Bro. Bear NoZecessities was the former Shekel Keeper for the organization, meaning he was in charge of the brotherhood’s finances and the publication costs for the Rope, much like a treasurer.

The NoZe Brotherhood, as the oldest student social group on campus, is steeped in tradition. Among their most flaunted is the tradition of being one of the most intelligent organizations on campus.

“If there wasn’t an attendance policy, we wouldn’t need to go [to class],” Bro. Bear NoZecessities said.

Among the most secret and venerated of the brotherhood’s traditions is the UnRush, the way “infidels” (the Brotherhood’s name for non-members) can join the brotherhood. The brothers are tight-lipped on what actually happens during the UnRush process, but disclosed that it is a mix of traditional rites and personalized trials.

“We can’t tell you the specifics, but what we can tell you is that all of it is immoral, illegal and unethical,” Bro. Bear NoZecessities said.

How and when the brotherhood began is subject to some debate. Even “The Nose Brotherhood Knows: a Collection of Nothings and Non-Happenings,” the definitive work on the group’s early days, fails to name a specific date and founder. Several NoZe creation stories agree that the brotherhood was founded some time in the mid-twenties by the friends and acquaintances of Robert Leonard Shoaf, a freshman whose nose was “of such great length and breadth of nostril” that it inspired his friends to start a club based on it.

The brothers back then wore no wigs or noses. They let people know their real names, had a page in the Round Up, and spelled their name with an “s” instead of a “Z.”

They remained an on-campus organization until a prank involving the bridge over Waco Creek.

The current brothers don’t put any date on the incident other than confirming that it definitely happened at some point in the past. The story they tell is that after several attempts at permanently changing the color of the bridge to pink and having their work undone by the university, the brothers resorted to drastic measures. Bro. Edgar Allen NoZe said one of the brothers at the time said, “If the bridge cannot be pink, the bridge cannot be,” and the brothers proceeded to burn down the wooden bridge. The university constructed the current concrete bridge and decided that the NoZe Brothers could not be on campus anymore.
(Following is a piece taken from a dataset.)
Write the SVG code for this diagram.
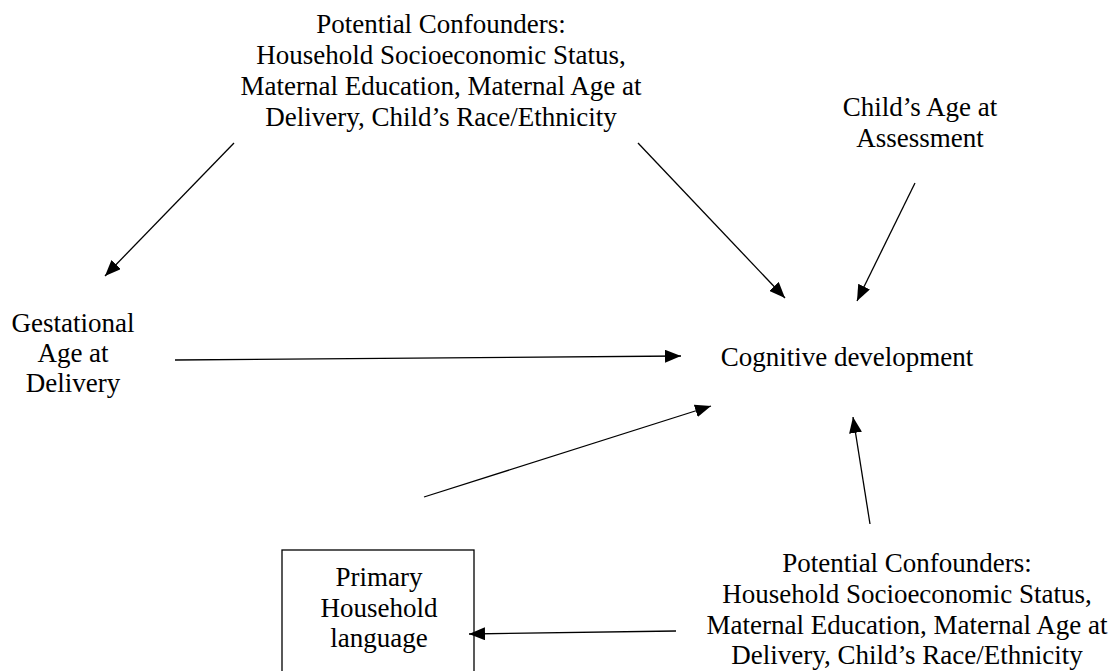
<svg xmlns="http://www.w3.org/2000/svg" width="1116" height="671" viewBox="0 0 1116 671">
<style>
text{font-family:"Liberation Serif","Times New Roman",serif;font-size:27px;fill:#000;text-anchor:middle}
.edge{stroke:#000;stroke-width:1.3;fill:none;marker-end:url(#ah)}
.box{fill:none;stroke:#000;stroke-width:1.3}
</style>
<defs>
<marker id="ah" markerUnits="userSpaceOnUse" markerWidth="17" markerHeight="13" refX="16" refY="6.5" orient="auto">
<path d="M0,0 L16,6.5 L0,13 z" fill="#000"/>
</marker>
</defs>
<rect width="1116" height="671" fill="#fff"/>
<g id="confounders-top">
<text x="441" y="33">Potential Confounders:</text>
<text x="441" y="64">Household Socioeconomic Status,</text>
<text x="441" y="95">Maternal Education, Maternal Age at</text>
<text x="441" y="125.5">Delivery, Child’s Race/Ethnicity</text>
</g>
<g id="child-age">
<text x="920" y="116">Child’s Age at</text>
<text x="920" y="147">Assessment</text>
</g>
<g id="gestational-age">
<text x="73" y="332">Gestational</text>
<text x="73" y="362">Age at</text>
<text x="73" y="392">Delivery</text>
</g>
<g id="cognitive">
<text x="847" y="366">Cognitive development</text>
</g>
<g id="language">
<rect class="box" x="282" y="550" width="192" height="130"/>
<text x="379" y="586">Primary</text>
<text x="379" y="617">Household</text>
<text x="379" y="647">language</text>
</g>
<g id="confounders-bottom">
<text x="907" y="572">Potential Confounders:</text>
<text x="907" y="603">Household Socioeconomic Status,</text>
<text x="907" y="633.5">Maternal Education, Maternal Age at</text>
<text x="907" y="664">Delivery, Child’s Race/Ethnicity</text>
</g>
<g id="connectors">
<line class="edge" x1="234" y1="143" x2="105" y2="276"/>
<line class="edge" x1="638" y1="143" x2="785" y2="298"/>
<line class="edge" x1="915" y1="183" x2="857" y2="301"/>
<line class="edge" x1="175" y1="360" x2="681" y2="356"/>
<line class="edge" x1="424" y1="497" x2="711" y2="406"/>
<line class="edge" x1="870" y1="524" x2="853" y2="417"/>
<line class="edge" x1="676" y1="631" x2="469" y2="634"/>
</g>
</svg>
That incident began a tradition of elaborate pranks and acts of vandalism, as well as the tradition of being kicked off campus, let back on briefly and then being kicked off again.

“One of the first acts that the new president will do is to bring the NoZe Brothers back on campus to make him seem hip,” Bro. Edgar Allen NoZe said.
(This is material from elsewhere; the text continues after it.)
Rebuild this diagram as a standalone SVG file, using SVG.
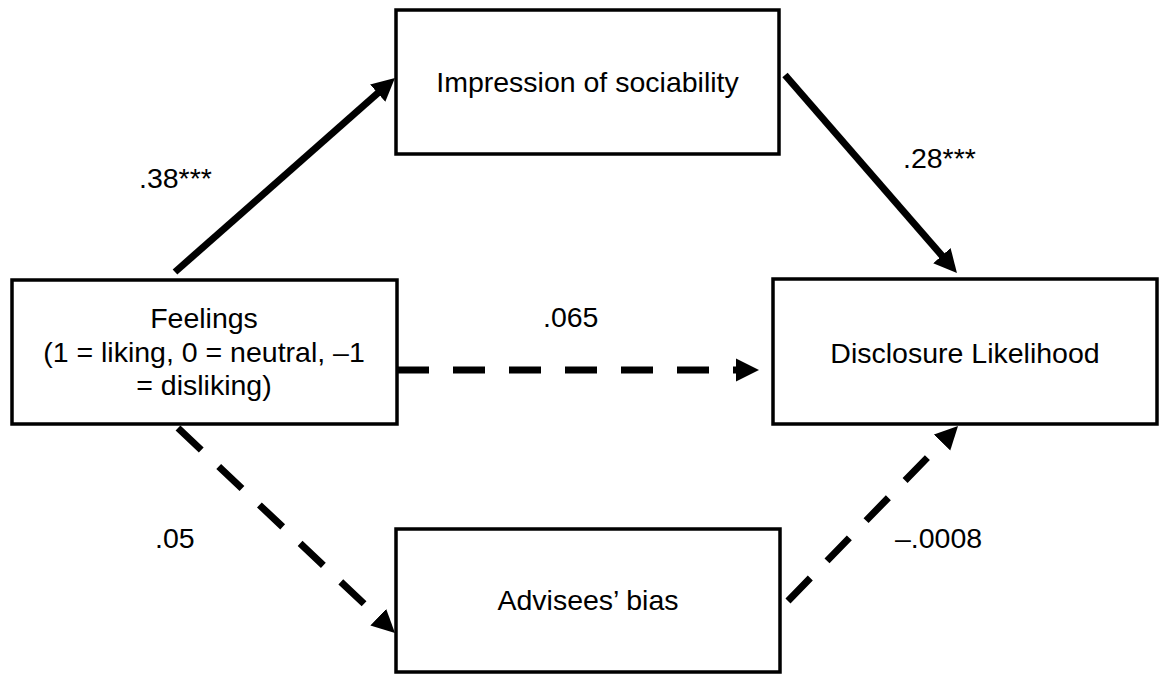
<svg xmlns="http://www.w3.org/2000/svg" width="1162" height="675" viewBox="0 0 1162 675">
<style>
.box{fill:#fff;stroke:#000;stroke-width:3.5}
.t{font-family:"Liberation Sans",Arial,sans-serif;font-size:28.5px;fill:#000}
.c{text-anchor:middle}
.solid{fill:none;stroke:#000;stroke-width:7;marker-end:url(#ah)}
.dash{fill:none;stroke:#000;stroke-width:7;stroke-dasharray:32 24;marker-end:url(#ah)}
</style>
<defs>
<marker id="ah" markerUnits="userSpaceOnUse" markerWidth="24" markerHeight="24" viewBox="0 0 24 24" refX="2" refY="12" orient="auto">
<path d="M0,0.5 L23,12 L0,23.5 z" fill="#000"/>
</marker>
</defs>
<rect width="1162" height="675" fill="#fff"/>
<g id="connectors">
<path class="solid" d="M175,272 L379.2,91.9"/>
<path class="solid" d="M785,75 L943.2,257.1"/>
<path class="dash" d="M397,370 L738,370"/>
<path class="dash" d="M178,428 L379.7,618.6"/>
<path class="dash" d="M788,601 L943.4,441.1"/>
</g>
<g id="impression">
<rect class="box" x="396" y="10" width="383" height="144"/>
<text class="t c" x="587.5" y="92">Impression of sociability</text>
</g>
<g id="feelings">
<rect class="box" x="12" y="280" width="385" height="144"/>
<text class="t c" x="204" y="328">Feelings</text>
<text class="t c" x="204" y="362">(1 = liking, 0 = neutral, –1</text>
<text class="t c" x="204" y="395">= disliking)</text>
</g>
<g id="disclosure">
<rect class="box" x="773" y="279" width="384" height="145"/>
<text class="t c" x="965" y="363">Disclosure Likelihood</text>
</g>
<g id="advisees">
<rect class="box" x="396" y="529" width="384" height="143"/>
<text class="t c" x="588" y="610">Advisees’ bias</text>
</g>
<g id="labels">
<text class="t" x="139" y="188">.38***</text>
<text class="t" x="903" y="168">.28***</text>
<text class="t" x="543" y="327">.065</text>
<text class="t" x="155" y="548">.05</text>
<text class="t" x="895" y="548">–.0008</text>
</g>
</svg>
The other two brothers sitting with him were quick to say they’ve had a good, if tenuous, relationship with President Ken Starr. The brothers said Starr’s presidency, Baylor’s sudden national prominence because of its sports successes and the heightened level of tension and security on college campuses after events like the Virginia Tech shooting, have quieted the brotherhood’s activities in recent years.

But the perception that the NoZe Brothers aren’t pulling their comedic weight is nothing new, Bro. Bear NoZecessities said.

“The sensitivity level has definitely gone up,” Bro. Bear NoZecessities said, “but people say that the NoZe was funnier when their parents were here, and we have people come back that were here 40 years ago and say that it was a lot funnier before them.”

When pressed, the Lorde Mayor gave a very different reason for the brotherhood’s absence. He said internal conflict and some problems with alcohol abuse kept the group bogged down in its own troubles for several years. Questions about the brotherhood’s activities during those years get answered only with more mumbled threats, and references to an event that the brothers refuse to talk about directly. But Bro. Burlington NoZe Factory said the brotherhood has resurged.

“Now I think we have a legitimate camaraderie in the group,” Bro. Burlington NoZe Factory said.

Part of that camaraderie means a bigger NoZe presence on campus. The brothers hinted at “big plans” in the works. They declined to confirm or deny what those plans might entail, but did say something is coming soon.

“I think you will see a rise in activity on campus,” Bro. Burlington NoZe Factory said.

In spite of everything that’s ever been written about them, the brotherhood has kept their most guarded secrets under wraps. Everything the NoZe Brothers are comes back to secrecy, which suits their reputation as being “immoral, illegal and unethical.” Their weird and savage reputation, even if undeserved, is what makes them the Noble NoZe Brotherhood, Bro. Bear NoZecessities said.

“Doesn’t that add something to the mystique?” he asked.